It has been maintained that a greater or less restriction of the number of births is essentially due, not to a diminution in the religious devotion of the people, but simply to an increase of prudence. Whoever does not live simply in the present moment, but takes account of the future, will restrict the number of his children according to the figure of his income. And yet where faith is sincere and rigid, it does not permit one to hesitate on mere grounds of economics. In Brittany prudence neither checks religion nor fertility. Engaged couples, knowing that they will have children after marriage, postpone their union till they shall have laid by a certain amount of money, purchased a house and a plot of ground. In the department of Ille-et-Vilaine, men do not generally become engaged before their twenty-fourth year, nor women before their nineteenth year. Marriage does not last as long therefore in Brittany as in Normandy; it lasts on the average twenty-seven years and a half in Normandy and twenty-one in Brittany, and yet the fertility of the women of Brittany, as compared with that of the women of Normandy, is almost as that of a hundred to sixty. In Brittany the result of religion and prudence, before marriage, combined, is a constant increase of population; in Normandy the effect of incredulity and prudence, after marriage, combined, is a constant diminution of the population; although, of the two peoples, the Normans are more vigorous, and owing to the greater frequency of twins, naturally more fertile.[99]

Condition of population in France not due to aversion to marriage.

The weakness of the French as a nation does not lie in the smallness of the number of marriages. Practically the average number of marriages in France is the same as in Germany, something like eight a year for every thousand inhabitants, so that marriages are about as frequent in France as elsewhere. There is no question of immorality involved, but simply one of the prudence of married people. Illegitimate births are less numerous in France than in Italy or in Germany and in especial in Catholic Germany. In Paris scarcely more than twenty-five per cent. of the children are illegitimate, at Osmultz in Moravia fully seventy per cent. are illegitimate. M. Bertillon has established the fact that, since the beginning of the century, the percentage of marriage has been maintained, and even has increased rather than diminished up to 1865; but that the percentage of births has diminished continuously, and regularly. According to statistics every marriage averages five children in Germany, five in England, or almost five, and three only in France.

Nor to degree of civilization in France.

Certain thinkers have been inclined to believe that the comparative slowness in the increase of the French people was due to a relatively high development of the brain. We have already remarked the antagonism which exists between reproduction and the development of the nervous or cerebral system, but it is somewhat precipitate to apply to a special group of men what is true of the species as a whole; and there is a touch of fatuity in the notion that the French people have achieved so high a point of development that there exists in certain provinces not only a decrease in the rate of reproduction, but an absolute decrease of population. A statistical investigation has shown, it is true, that members of the Institute do not average more than one or two children apiece, but this statistical inquiry proves simply that members of the Institute have not desired to have large families, and that their conduct, which is generally not influenced by religion, has been comformable to their desire.
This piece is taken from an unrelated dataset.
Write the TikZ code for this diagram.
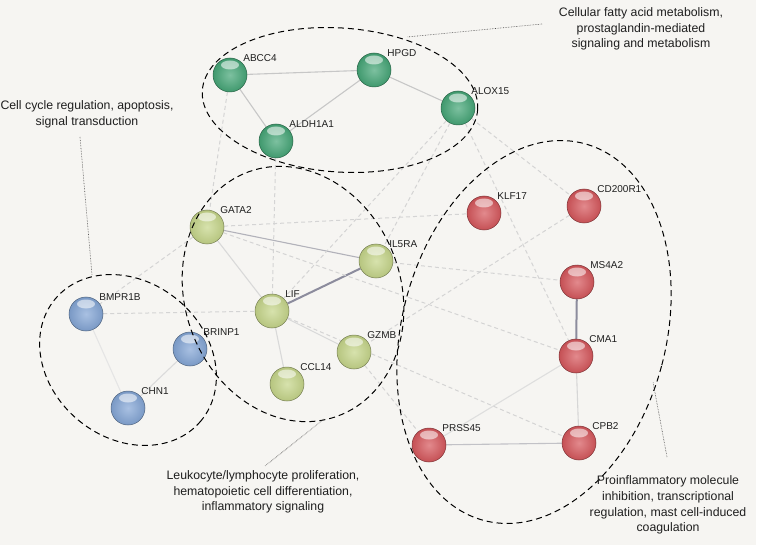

An ordinarily healthy man could become the father of a hundred children every year; and to imagine that his sexual needs diminish under the influence of intellectual labour to the extent of his having but one child in forty years would be more apropos in a comic opera than in a serious book. Remark, however, that the fertility is less great among peasants, whose cerebral activity is at a minimum, than in our cities, in which it is relatively great; but in cities fertility is balanced unhappily by mortality. The antagonism between fertility and development of the brain should be at its greatest in women; but Frenchwomen, whose education has long been neglected, do not appear to possess on the average any intellectual superiority over the women of other countries. And in our provinces population advances most slowly in Normandy, where the women are so vigorous that the percentage of twins is higher than elsewhere.

Malthusianism the cause.

Malthusianism therefore is the cause of the evil, and malthusianism is a worse scourge than pauperism; it is in a sense the pauperism of the middle classes. Just as an excessive impoverishment may kill out a whole social class, malthusianism is the death of the middle classes. It is rare to find a middle-class family with more than two or three children; two children, at least, are necessary to replace the father and the mother, and to maintain the population; a certain number of celibates and of married people who are sterile must be allowed for. The middle classes therefore are approaching extinction: the result of restricting their number is suicide.

To sum up, the population question in France is purely and simply a moral question; but more than any other question of the like nature it is closely bound up with religion because, up to the present time, religion has been the sole power which has dared to check popular inclination in this regard. It is in respect to population that lay morality has been most negligent.